M.I.A.: You speak of talent and the ability to hire it. What makes Madrid attractive to Klarna’s management?

D.E.: Where to locate is irrelevant to us as long as we can create a community that grows fast enough. That is why it is important to be in a place with a large talent pool, where there are people who are highly skilled. If instead of Madrid this had been the case in any other city in Spain, we would have opted for it. But Madrid ticked all the boxes.

M.I.A.: Do you have any kind of program in place for employees to go to work from different hubs?

D.E.: We promote mobility so that knowledge flows freely between teams. We always encourage movement, it is part of the culture. We question the status quo and part of that is achieved when you see how things are done elsewhere. How do our colleagues in Germany break down their market barriers? Seeing people who do the same as you, but from other perspectives, is very enriching.

M.I.A.: The announcement of the opening of the Madrid office was made together with the Mayor. How did it come about? Were you already in touch with the City Council?

D.E.: We were in contact with Madrid Futuro when we evaluated various places to open the hub.

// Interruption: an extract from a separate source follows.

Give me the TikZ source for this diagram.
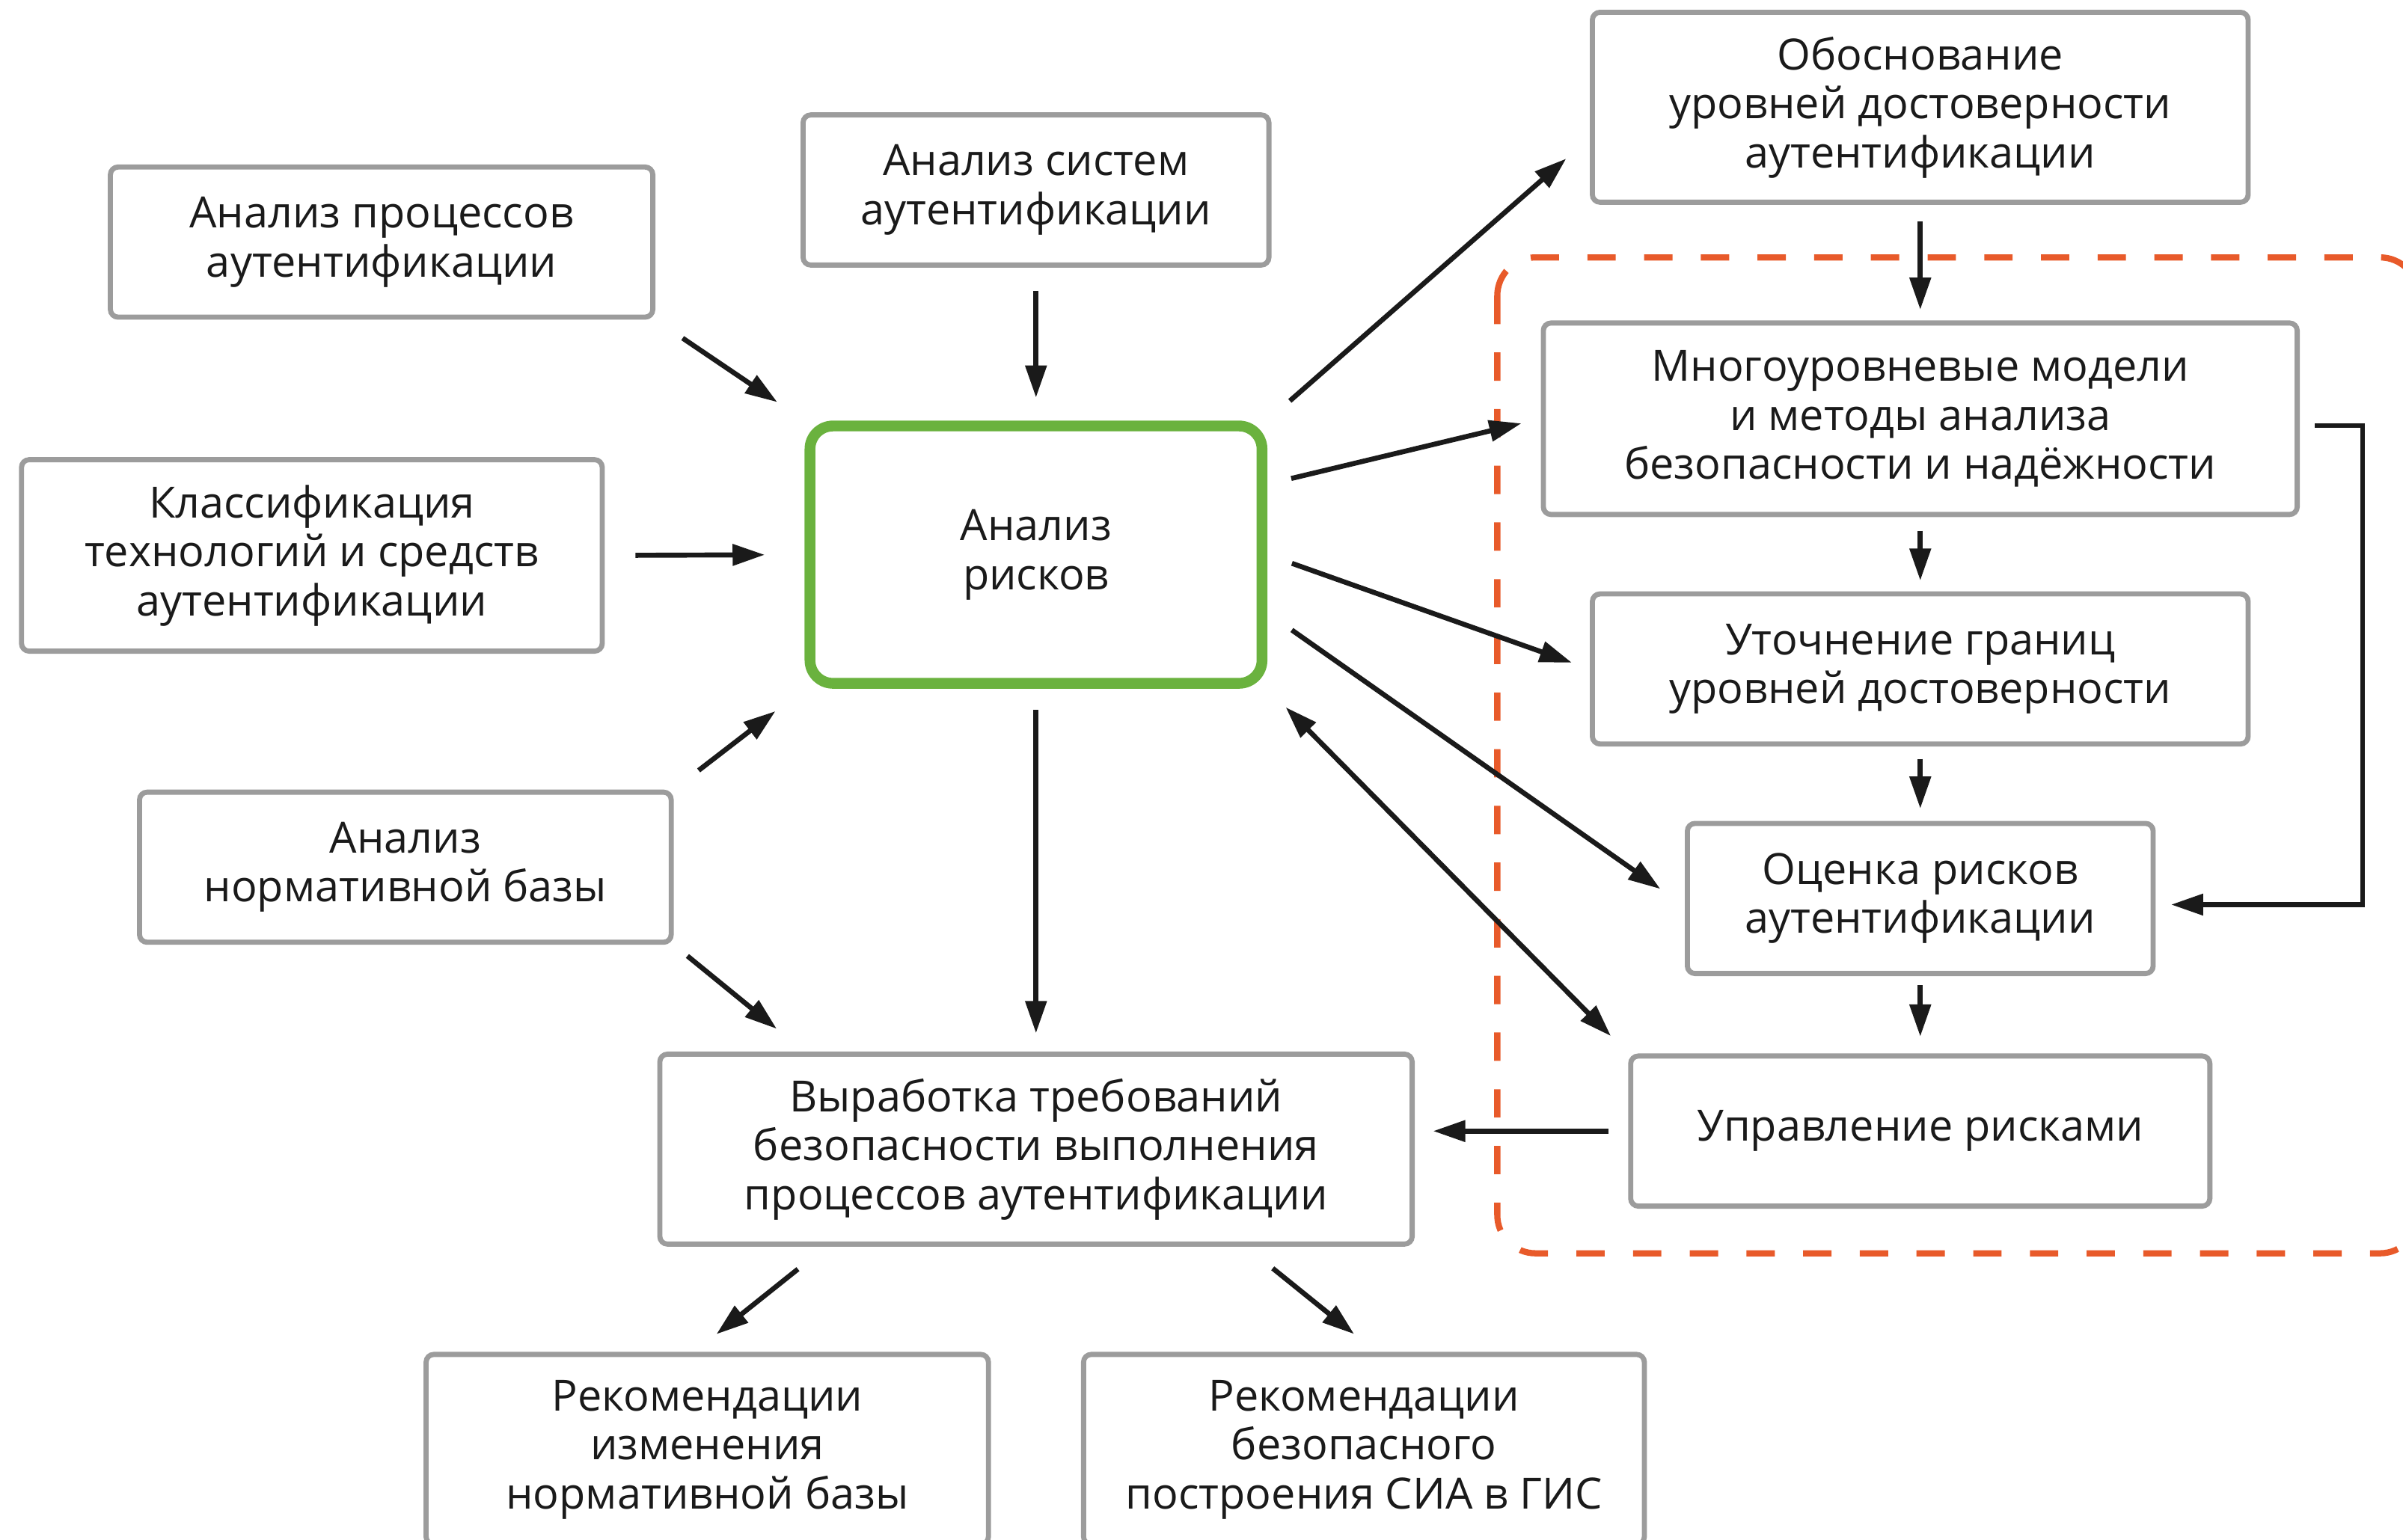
\documentclass[tikz,border=0pt]{standalone}
\usepackage{fontspec}
\setmainfont{Open Sans}
\usepackage{tikz}
\usetikzlibrary{arrows.meta, positioning}

\definecolor{boxgray}{HTML}{9C9C9C}
\definecolor{riskgreen}{HTML}{6AB23E}
\definecolor{zoneorange}{HTML}{E85A2A}
\definecolor{ink}{HTML}{1A1A1A}

\begin{document}
\begin{tikzpicture}[
    x=0.02cm, y=-0.02cm,
    every node/.style={font=\fontsize{16}{18.2}\selectfont, text=ink},
    box/.style={rectangle, draw=boxgray, line width=1.9pt, rounded corners=0.1cm, fill=white, minimum height=1.96cm, align=center},
    riskbox/.style={rectangle, draw=riskgreen, line width=4pt, rounded corners=0.3cm, fill=white, minimum width=5.9cm, minimum height=3.36cm, align=center},
    zone/.style={draw=zoneorange, line width=2.3pt, dash pattern=on 0.37cm off 0.37cm, rounded corners=0.5cm},
    link/.style={->, line width=1.85pt, draw=ink},
    >={Triangle[length=0.42cm, width=0.27cm]},
]
\useasboundingbox (0,0) rectangle (1568,1005);

% Area of risk assessment
\draw[zone] (977,168) rectangle (1578,818);

% Left side and centre
\node[box, minimum width=7.08cm] (proc) at (249,158) {Анализ процессов\\аутентификации};
\node[box, minimum width=6.08cm] (sys) at (676,124) {Анализ систем\\аутентификации};
\node[box, minimum width=7.58cm, minimum height=2.5cm] (klass) at (203.5,362.5) {Классификация\\технологий и средств\\аутентификации};
\node[riskbox] (risk) at (676,362) {Анализ\\рисков};
\node[box, minimum width=6.94cm] (norm) at (264.5,566) {Анализ\\нормативной базы};
\node[box, minimum width=9.82cm, minimum height=2.48cm] (req) at (676,750) {Выработка требований\\безопасности выполнения\\процессов аутентификации};
\node[box, minimum width=7.34cm, minimum height=2.48cm] (recnorm) at (461.5,946) {Рекомендации\\изменения\\нормативной базы};
\node[box, minimum width=7.32cm, minimum height=2.48cm] (recsia) at (890,946) {Рекомендации\\безопасного\\построения СИА в ГИС};

% Right column
\node[box, minimum width=8.56cm, minimum height=2.48cm] (just) at (1253,70) {Обоснование\\уровней достоверности\\аутентификации};
\node[box, minimum width=9.84cm, minimum height=2.5cm, below=1.51cm of just] (models) {Многоуровневые модели\\и методы анализа\\безопасности и надёжности};
\node[box, minimum width=8.56cm, below=0.97cm of models] (bounds) {Уточнение границ\\уровней достоверности};
\node[box, minimum width=6.08cm, below=0.97cm of bounds] (est) {Оценка рисков\\аутентификации};
\node[box, minimum width=7.56cm, below=1.01cm of est] (mgmt) {Управление рисками};

% Inputs to risk analysis
\draw[link, shorten <=0.43cm, shorten >=0.43cm] (proc.south east) -- (risk.north west);
\draw[link, shorten <=0.3cm, shorten >=0.3cm] (sys.south) -- (risk.north);
\draw[link, shorten <=0.4cm, shorten >=0.52cm] (klass.east) -- (risk.west);
\draw[link, shorten <=0.41cm, shorten >=0.48cm] (norm.north east) -- (risk.south west);
\draw[link, shorten <=0.23cm, shorten >=0.47cm] (norm.south east) -- (req.north -| risk.west);

% Outputs of risk analysis
\draw[link, shorten <=0.39cm, shorten >=0.41cm] (risk.north east) -- ([yshift=-0.4cm]just.west);
\draw[link, shorten <=0.32cm, shorten >=0.26cm] ([yshift=0.92cm]risk.east) -- (models.west);
\draw[link, shorten <=0.34cm, shorten >=0.25cm] (risk.east) -- (bounds.west);
\draw[link, shorten <=0.39cm, shorten >=0.39cm] ([yshift=-0.76cm]risk.east) -- ([yshift=-0.1cm]est.west);
\draw[link, <->, shorten <=0.34cm, shorten >=0.32cm] (risk.south east) -- (mgmt.north west);
\draw[link, shorten <=0.28cm, shorten >=0.24cm] (risk.south) -- (req.north);

% Right column flow
\draw[link, shorten <=0.22cm, shorten >=0.14cm] (just.south) -- (models.north);
\draw[link, shorten <=0.18cm, shorten >=0.14cm] (models.south) -- (bounds.north);
\draw[link, shorten <=0.16cm, shorten >=0.16cm] (bounds.south) -- (est.north);
\draw[link, shorten <=0.12cm, shorten >=0.22cm] (est.south) -- (mgmt.north);
\draw[link, shorten <=0.2cm, shorten >=0.2cm] ([yshift=-0.09cm]models.east) -- ++(41,0) |- ([yshift=-0.08cm]est.east);
\draw[link, shorten <=0.26cm, shorten >=0.24cm] (mgmt.west) -- (mgmt.west -| req.east);

% Recommendations
\draw[link, shorten <=0.47cm, shorten >=0.37cm] ([xshift=-2.74cm]req.south) -- ([xshift=-0.17cm]recnorm.north);
\draw[link, shorten <=0.45cm, shorten >=0.37cm] ([xshift=2.74cm]req.south) -- ([xshift=0.16cm]recsia.north);

\end{tikzpicture}
\end{document}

We spoke with the mayor on several occasions to fully understand his plans in the city. He wanted to fully understand our plans in Klarna. In the end he loved the project we had and asked us to do a joint press release.

Attracting talent is a high priority for any city mayor. They are trying to make Madrid a place where national companies can prosper, where there is a breeding ground for startups to flourish but also a place where companies come seeking to grow or to find top-notch talent.

M.I.A.: How has the City Council helped you?

D.E.: Madrid Futuro is helping us to get in touch with universities. It is a quick way to reach talent, especially young people. They have put us in contact with companies that will help us find qualified professionals, because we do almost everything internally. In the future, surely, the events organized by the mayor’s office could be interesting for the promotion of Klarna. So that we are known not only from the user’s point of view, but also as a company people want to work for.